Al hombre contemporáneo, frecuentemente zarandeado entre la angustia y la esperanza,
postrado por la sensación de sus límites, asaltado por aspiraciones sin fin, turbado en
el ánimo y dividido en el corazón, la mente suspendida por el enigma de la muerte,
oprimido por la soledad mientras tiende fuertemente a la comunicación con los demás,
presa de sentimientos de náusea y hastío; a este hombre contemporáneo, la Virgen,
contemplada en las circunstancias de su vida terrena o en la felicidad de que goza ya en
la Ciudad de Dios, ofrece una visión serena y una palabra tranquilizadora: es una
garantía de que la esperanza triunfará sobre la angustia, la comunión sobre la soledad,
la paz sobre la turbación, la alegría y la belleza sobre el tedio y la náusea, las
perspectivas eternas sobre los deseos terrenos, la vida sobre la muerte.
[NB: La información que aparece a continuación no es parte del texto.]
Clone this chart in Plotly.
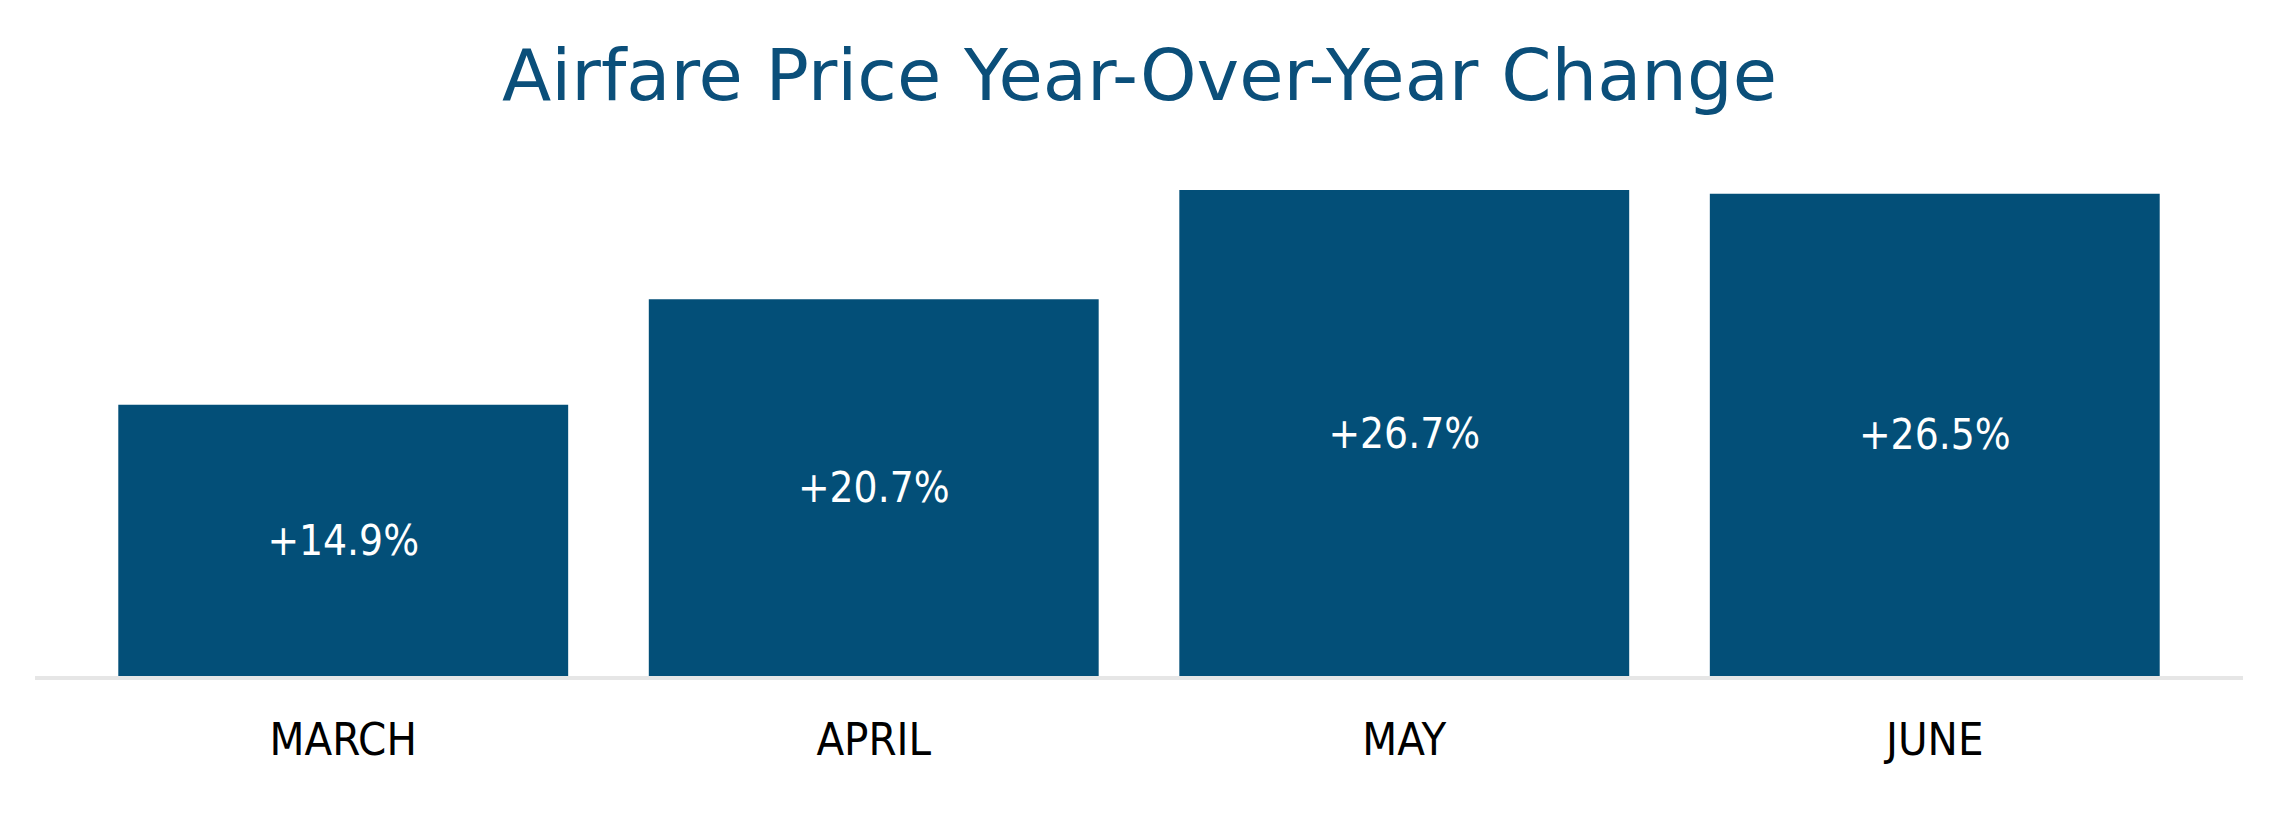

Sean como el sello de nuestra exhortación y una nueva prueba del valor pastoral de la
devoción a la Virgen para conducir los hombres a Cristo, las mismas palabras que Ella
dirigió a los criados en las bodas de Caná: «haced lo que El os diga». Palabras que en
apariencia se limitan al deseo de poner remedio a la incómoda situación de un banquete,
pero que en verdad, si consideramos las perspectivas del cuarto evangelio, son una frase
en la que parece resonar la fórmula usada por el Pueblo de Israel para ratificar la
Alianza del Sinaí o para renovar los compromisos allí adquiridos, y son también
totalmente conformes con la palabra del Padre en la aparición del monte Tabor:
«escuchadle».
Nos ha parecido bien, venerables Hermanos, tratar extensamente de este culto a la Madre
del Señor, por ser parte integrante del culto cristiano. Lo pedía la importancia de la
materia, objeto de estudio, de revisión y también de controversias en estos últimos
años.
Nos conforta pensar que el trabajo realizado para poner en práctica las normas del
Concilio, por parte de la Sede Apostólica y por vosotros mismos, sobre todo en la reforma
de la liturgia, está siendo una gran ayuda para que se tribute a Dios Padre, Hijo y
Espíritu Santo un culto cada vez más vivo y consciente y para que vaya creciendo la vida
cristiana de los fieles. Es también un motivo de confianza el constatar que la renovada
liturgia romana constituye un claro testimonio de la devoción de la Iglesia hacia la
Virgen María. Nos sostiene además la esperanza de que serán sinceramente aceptadas y
puestas en práctica las directrices para hacer dicha devoción cada vez más vigorosa. Y
finalmente nos alegra la oportunidad que el Señor nos ha concedido de ofrecer estas
consideraciones sobre algunos puntos doctrinales, con los que esperamos crezca la estima y
se renueve y confirme la práctica del Rosario.
Consuelo, confianza, esperanza y alegría que, uniendo nuestra voz a la de la Virgen en su
Magnificat, deseamos traducir en ferviente alabanza y acción de gracias al Señor.
Mientras deseamos, pues Hermanos queridos, que gracias a vuestro empeño diligente, se
produzca en el clero y en el pueblo confiado a vuestros cuidados, un saludable incremento
de la devoción mariana, con indudable provecho para la Iglesia y la sociedad humana,
impartimos de corazón a vosotros y a todos los fieles encomendados a vuestra solicitud
pastoral, una especial Bendición Apostólica.
Dado en Roma, junto a San Pedro, el día 2 de febrero, fiesta de la Presentación del
Señor, del año 1974, undécimo de nuestro Pontificado.